Sentinel node biopsy – Sentinel node biopsy involves the removal and assessment of the lymph node or nodes which will likely be affected by cancer first. Surgeons determine the sentinel node by injecting a dye into the breast to determine which node or nodes the dye spreads to first.
The procedure is usually performed during the same operation as breast conservation surgery or mastectomy, with the nodes assessed by a pathologist to determine whether there are cancerous cells present. If so, the patient will then require the removal of further lymph nodes in the form of axillary dissection surgery.
In most instances, subsequent surgery for a further axillary dissection will be undertaken at a later time.
In select cases, this assessment can be undertaken immediately, and surgeons can proceed to remove further nodes if required.
Axillary dissection/axillary clearance – Axillary dissection involves the removal of several lymph nodes from the armpit. This is done if the cancer advanced or if there was pre-operative evidence that the cancer had spread to the lymph nodes.
If possible, this procedure is performed at the same time as breast conservation surgery or mastectomy. The removed nodes will then be examined by a pathologist and the results will determine what further treatment may be required.
Surgery for secondary breast cancer
Secondary breast cancer is cancer that has spread to other parts of the body. It may have occurred prior to or after treatment, or the breast cancer may have returned years later.
Surgery is not generally recommended as a preferred treatment option for secondary breast cancer although it can be used to alleviate symptoms and to remove small tumours elsewhere in the body. This is because the breast cancer may be difficult to remove and there is a high likelihood of cancers elsewhere.
The aim of treatment for secondary breast cancer is to slow the spread of cancer, relieve symptoms and provide quality of life. It may involve chemotherapy, radiation therapy, or biological therapies.
Reconstructive surgery is an option for both lumpectomy and full mastectomy patients to restore the appearance and symmetry of the breasts.
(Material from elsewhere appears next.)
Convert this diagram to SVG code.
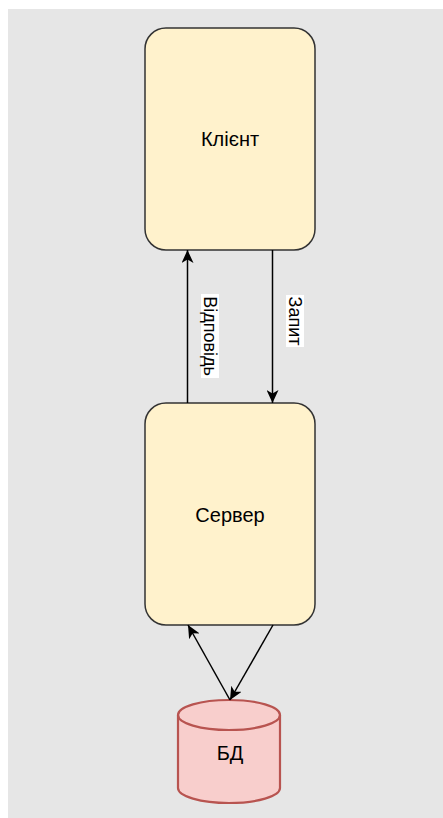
<svg xmlns="http://www.w3.org/2000/svg" width="443" height="818" viewBox="0 0 443 818">
<defs>
<marker id="arr" markerUnits="userSpaceOnUse" markerWidth="14" markerHeight="12" refX="13" refY="6" orient="auto">
<path d="M0,0 L13,6 L0,12 L3.5,6 Z" fill="#000"/>
</marker>
<style>
.box{fill:#fff2cc;stroke:#333;stroke-width:1.5}
.t{font-family:"Liberation Sans",Arial,sans-serif;font-size:20px;fill:#000;text-anchor:middle;dominant-baseline:central}
.l{font-family:"Liberation Sans",Arial,sans-serif;font-size:18px;fill:#000;text-anchor:middle;dominant-baseline:central}
.e{stroke:#000;stroke-width:1.5;fill:none;marker-end:url(#arr)}
</style>
</defs>
<rect x="8" y="9" width="435" height="809" fill="#e6e6e6"/>
<g id="client">
<rect class="box" x="145" y="28" width="170" height="222" rx="21"/>
<text class="t" x="230" y="139">Клієнт</text>
</g>
<g id="server">
<rect class="box" x="145" y="403" width="170" height="222" rx="21"/>
<text class="t" x="230" y="515">Сервер</text>
</g>
<g id="db">
<path d="M178,715 a51,15 0 0 1 102,0 v73 a51,15 0 0 1 -102,0 Z" fill="#f8cecc" stroke="#b85450" stroke-width="2.2"/>
<path d="M178,715 a51,15 0 0 0 102,0" fill="none" stroke="#b85450" stroke-width="2.2"/>
<text class="t" x="230" y="753">БД</text>
</g>
<g id="connectors">
<path class="e" d="M187.5,403 L187.5,250"/>
<path class="e" d="M272.5,250 L272.5,403"/>
<path class="e" d="M230,700 L188,625"/>
<path class="e" d="M273,625 L230,700"/>
<rect x="201" y="294" width="18" height="84" fill="#fff"/>
<text class="l" transform="translate(210,336) rotate(90)">Відповідь</text>
<rect x="286" y="295" width="18" height="52" fill="#fff"/>
<text class="l" transform="translate(295,321) rotate(90)">Запит</text>
</g>
</svg>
Breast reconstruction utilises tissue taken from elsewhere in the body or synthetic implants. The procedure is usually performed by a plastic surgeon and can be undertaken at the time of a mastectomy (immediate reconstruction) or in the period afterwards (delayed reconstruction).
If breast reconstruction is an option you may wish to pursue you should discuss your available alternatives with your doctor and team of medical professionals.
Implants involve the placement of saline or silicon-filled implants to reconstruct the shape of the breast. Before having permanent implants inserted, a patient may have temporary expanders put in place to create a pocket for the implant.
The look and feel of silicone or saline filled implants varies and, as with most medical procedures, there are risks involved including further scarring and infection. You should talk at length with your doctor about options that may suit you.
Tissue flap procedure
These procedures use healthy tissue from elsewhere in the body to reshape the breast. Available sites can include the upper stomach, abdomen, upper back and buttock. As this procedure involves the harvesting of tissue and healthy reconnection of blood supply, it may not be a viable alternative for women who suffer diabetes or smoke.
For many women who have undergone a mastectomy, external prosthetic devices comprise at least part of their post operative experience. These artificial breasts are filled with silicone or saline and are inserted into a mastectomy bra to give the uniform appearance of breasts. They can be used permanently or as an interim measure during the period between a mastectomy and breast reconstruction.
Breast reduction (Reduction Mammoplasty)
This may be an option for the woman with large breasts, where a reduction in the “non-cancerous” breast is undertaken to achieve symmetry, with or without any further surgery to the “cancerous” side.